Barlennan is in command of the main base on Dhrawn while Dondragmer commands a "land cruiser", the Kwembly. This is a tracked vehicle about 30 meters long, 6 meters high and the same wide. It is designed to move like a large worm on independently steerable trucks. The power is supplied by self-contained fusion generators but the controls are simple pulley-and-rope systems using Mesklinite materials which the crew can repair by themselves. There are several more cruisers, and each has audio/video links for communication with satellites.

The humans and others are on a satellite in synchronous orbit above the explorers on the ground. Unfortunately, the planet's slow rotation means that they are about 10 million kilometres above the surface, and signals take over 30 seconds to travel to the satellite. Real-time conversations are therefore impossible.

On the satellite are linguist "Easy" Hoffman and her son Benj, who is both an engineer and a linguist. Both speak fluent Stennish, the Mesklinite language, and have formed close personal relationships with the explorers on the surface. They are later joined on the satellite by Ib Hoffman, Easy's husband and Benj's father.

One of the cruisers, the Esket, has apparently suffered a catastrophe and all the crew have vanished, much to Easy's dismay. The cruiser's communicators still function, but all they show are views of a deserted ship.

In reality, Barlennan is executing a complicated deception. A wily negotiator who successfully coerced the humans into setting up a college to teach science to the Mesklinites in Mission of Gravity, he has been secretly arranging for an independent Mesklinite colony to be set up on Dhrawn using the Esket as a base. This has been proceeding successfully for several months.

Soon, however, the Kwembly is in very real trouble. As the planet warms, the complex phase transitions of water and ammonia mixtures at these low temperatures mean that a frozen lake can melt in seconds, carry the ship off in a flood, and equally suddenly leave it hung up on large rocks, unable to move as the liquid around it freezes again, trapping some of the crew below the surface in their protective suits.

A few of the Kwemblys crew are dispatched to report on the condition of the surroundings, but come across one of the crew from the Esket, who is doing likewise in one of the dirigibles that Barlennan is clandestinely using to move his men and matériel around. He momentarily appears on a screen and is recognized by Easy. While the other humans believe that she is mistaken, Ib begins to suspect that something underhanded is going on.

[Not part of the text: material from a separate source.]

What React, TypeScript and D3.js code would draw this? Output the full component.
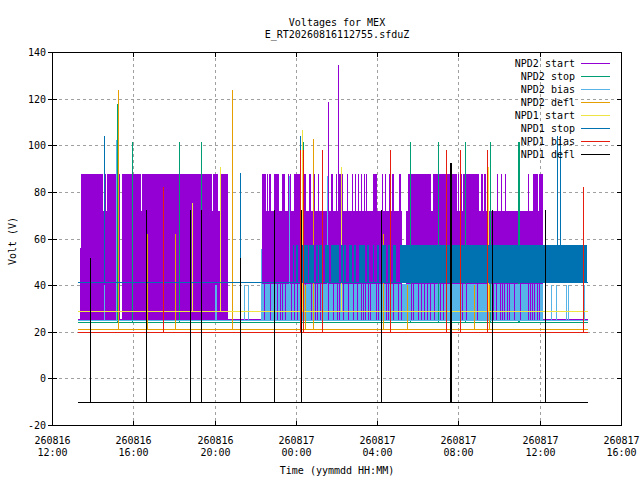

The Hoffmans would prefer to deal honestly with the Mesklinites, but they have to deal with the prejudices, not only of fellow humans with political motives, but with the more paranoid of the non-human supervisors of the mission. Having an inkling of what Barlennan is really after, to have his people learn to fly starships and eventually explore the galaxy in their own right, Ib finally convinces the human administrators that they should treat the bug-like creatures as equals rather than hired hands.

The novel ends with the Mesklinite colonies receiving clandestine help and communication with the Hoffmans, but it is not revealed whether Barlennan's machinations remain secret from the other humans.

==Themes==
The main theme revolves around hard science, particularly the physics and thermodynamics of mixtures. While water should be in the form of ice at all times on Dhrawn, the effect of ammonia in the atmosphere is to cause it to become a liquid under certain conditions of temperature and pressure, because of the formation of a eutectic mixture which melts and freezes at a much lower temperature than water. Although the scientists on the satellite attempt to supply weather forecasts for the Mesklinites, they are using tools designed for Earth's weather to predict conditions in a two-component water/ammonia system instead of Earth's one-component system. Even local effects, such as liberation of latent heat from mixtures undergoing freezing or condensation, can produce drastic changes in conditions. Seemingly solid surfaces can liquefy under the pressure of the land cruisers, even as individual Mesklinites can walk on them in complete safety.

The novel posits that full disclosure is best in a situation where unpredictable changes can occur. Ib Hoffman relates the story of how his son Benj, at the age of thirteen, designed and built SCUBA equipment, carefully calculating all the parameters, only to come close to dying on his first dive because he lacked a crucial piece of information about the physiology of breathing, one which all his knowledge of physics and engineering could not have predicted.